The church in Revelation is to provide an alternative to Roman culture and there are clearly tensions between John’s community and the larger church and the society in which it existed. The vision suggests in Chapter 11 that the true church has been defeated and only from the perspective of heaven in Chapter 19 is it victorious. There is a sense of alienation, of isolation and protest.  The letter to Philadelphia offers assurance that Christ will never betray those who continue to confess his name when weak and rejected,  ‘I know that you have little strength, yet you have kept my word and have not denied my name’ says Chapter 3 Verse 8.

The Book of Revelation tells of holding onto faith in adversity, of perseverance through difficult times. What many people need today is the confidence to go on being Christians when everything and everyone around them says they should give up. The faith that has held people down through the generations is losing its grip on people’s lives. Why go to church when there are other things to do? Why keep the Commandments when other people don’t bother? Why believe when it seems to make no difference?

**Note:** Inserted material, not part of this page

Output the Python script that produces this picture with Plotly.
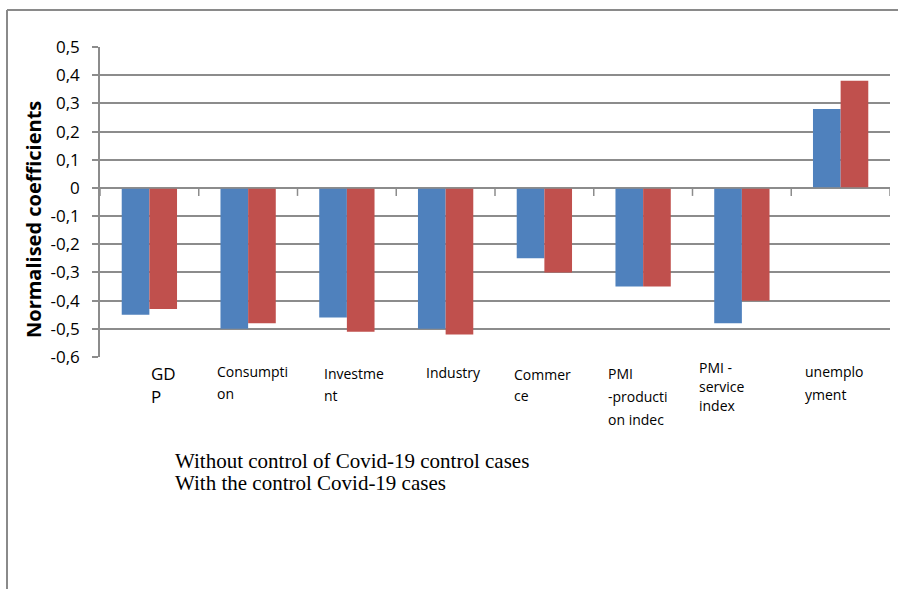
import plotly.graph_objects as go

# Categories (wrapped the same way as the category axis labels)
categories = ["GDP", "Consumption", "Investment", "Industry", "Commerce",
              "PMI -production indec", "PMI - service index", "unemployment"]
category_lines = [["GD", "P"], ["Consumpti", "on"], ["Investme", "nt"], ["Industry"],
                  ["Commer", "ce"], ["PMI", "-producti", "on indec"],
                  ["PMI -", "service", "index"], ["unemplo", "yment"]]

without_control = [-0.45, -0.50, -0.46, -0.50, -0.25, -0.35, -0.48, 0.28]
with_control = [-0.43, -0.48, -0.51, -0.52, -0.30, -0.35, -0.40, 0.38]

series_names = ["Without control of Covid-19 control cases",
                "With the control Covid-19 cases"]

y_tickvals = [0.5, 0.4, 0.3, 0.2, 0.1, 0, -0.1, -0.2, -0.3, -0.4, -0.5, -0.6]
y_ticktext = ["0,5", "0,4", "0,3", "0,2", "0,1", "0", "-0,1", "-0,2", "-0,3",
              "-0,4", "-0,5", "-0,6"]

W, H = 898, 589
L, R, T, B = 100, 8, 47, 232
pw, ph = W - L - R, H - T - B

BLUE = "#4F81BD"
RED = "#C0504D"
GRID = "#8c8c8c"

x_idx = list(range(len(categories)))

fig = go.Figure()
fig.add_trace(go.Bar(x=x_idx, y=without_control, name=series_names[0],
                     marker=dict(color=BLUE, line=dict(width=0))))
fig.add_trace(go.Bar(x=x_idx, y=with_control, name=series_names[1],
                     marker=dict(color=RED, line=dict(width=0))))

fig.update_layout(
    width=W, height=H,
    margin=dict(l=L, r=R, t=T, b=B, autoexpand=False),
    paper_bgcolor="white", plot_bgcolor="white",
    barmode="group", bargap=0.44, bargroupgap=0,
    showlegend=False,
    font=dict(family="Open Sans", color="black"),
)

fig.update_xaxes(range=[-0.5, len(categories) - 0.5], showticklabels=False,
                 showgrid=False, zeroline=False, showline=False, ticks="")
fig.update_yaxes(range=[-0.6, 0.5], tickvals=y_tickvals, ticktext=y_ticktext,
                 showgrid=True, gridcolor=GRID, gridwidth=1.5,
                 zeroline=False, showline=True, linecolor=GRID, linewidth=1.5,
                 ticks="outside", ticklen=6, tickcolor=GRID, tickwidth=1.5,
                 ticklabelstandoff=9,
                 tickfont=dict(family="Open Sans", size=17, color="black"))

# Category axis drawn along zero, with tick marks between categories
shapes = [dict(type="line", xref="x", yref="y", x0=-0.5, x1=len(categories) - 0.5,
               y0=0, y1=0, line=dict(color=GRID, width=1.5))]
for i in range(len(categories) + 1):
    shapes.append(dict(type="line", xref="x", yref="y", ysizemode="pixel", yanchor=0,
                       x0=i - 0.5, x1=i - 0.5, y0=0, y1=-8,
                       line=dict(color=GRID, width=1.5)))

# Outer frame (top and left edges)
def px_x(v):
    return (v - L) / pw

def px_y(v):
    return (H - B - v) / ph

shapes.append(dict(type="line", xref="paper", yref="paper",
                   x0=px_x(7), x1=px_x(898), y0=px_y(10), y1=px_y(10),
                   line=dict(color="#8a8a8a", width=2)))
shapes.append(dict(type="line", xref="paper", yref="paper",
                   x0=px_x(7), x1=px_x(7), y0=px_y(10), y1=px_y(589),
                   line=dict(color="#8a8a8a", width=2)))
fig.update_layout(shapes=shapes)

annotations = []
# Axis title
annotations.append(dict(text="<b>Normalised coefficients</b>", textangle=-90,
                        xref="paper", yref="paper", x=px_x(33), y=px_y(220),
                        xanchor="center", yanchor="middle",
                        showarrow=False, font=dict(family="Open Sans", size=20)))

# Category labels (left-aligned wrapped lines below the plot)
label_shift = [0, -33, -25, -22, -32, -37, -45, -38]
label_top = [373, 371, 373, 372, 374, 373, 367, 371]
label_step = [23, 22, 22, 22, 21, 23, 19, 23]
for i, lines in enumerate(category_lines):
    size = 17 if i == 0 else 14
    for j, line in enumerate(lines):
        annotations.append(dict(text=line, xref="x", yref="paper", x=i,
                                y=px_y(label_top[i] + j * label_step[i]),
                                xanchor="left", yanchor="middle",
                                xshift=label_shift[i], showarrow=False,
                                font=dict(family="Open Sans", size=size)))

# Series captions
for k, name in enumerate(series_names):
    annotations.append(dict(text=name, xref="paper", yref="paper",
                            x=px_x(173), y=px_y(461 + 22 * k),
                            xanchor="left", yanchor="middle", showarrow=False,
                            font=dict(family="Liberation Serif", size=21)))

fig.update_layout(annotations=annotations)

fig.write_html("out.html")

We can’t understand all the things John says in Revelation, but we do know that the people reading what he wrote were going through difficult times. It would have been much, much easier for them to have given up what they believed; life would have been so much safer. What confidence could they have had that their faith was going to survive? They couldn’t look back on 2,000 years of Christian history in the way we can.

At the heart of what they believed, something that comes through again and again in the Book of Revelation, is a God who is real, a God who is present, a God who is active.”I am the Alpha and the Omega,” says the Lord God, “who is, and who was, and who is to come, the Almighty.”

There used to be graffiti on a wall in Belfast that said,

“For those who understand, no explanation is necessary.

For those who refuse to understand, no explanation is possible.”

If we have the sense of God that the first readers of the Book of Revelation had, then we don’t need any explanation as to why we go to Church or why we try to live by the Commandments; we do these things because our faith tells us to do these things. If we refuse to understand God in the way that Saint John writes about him, then no explanation of Christian worship or Christian living will really make sense and we will always be inclined to do what we want.

Belief in this God of Revelation sustained the early Christians in Rome through the most horrific trials. We are challenged to have the same faith. The faith that places first call upon who we are, on what we do, and on what we have, belief in ‘the Lord God, “who is, and who was, and who is to come, the Almighty.”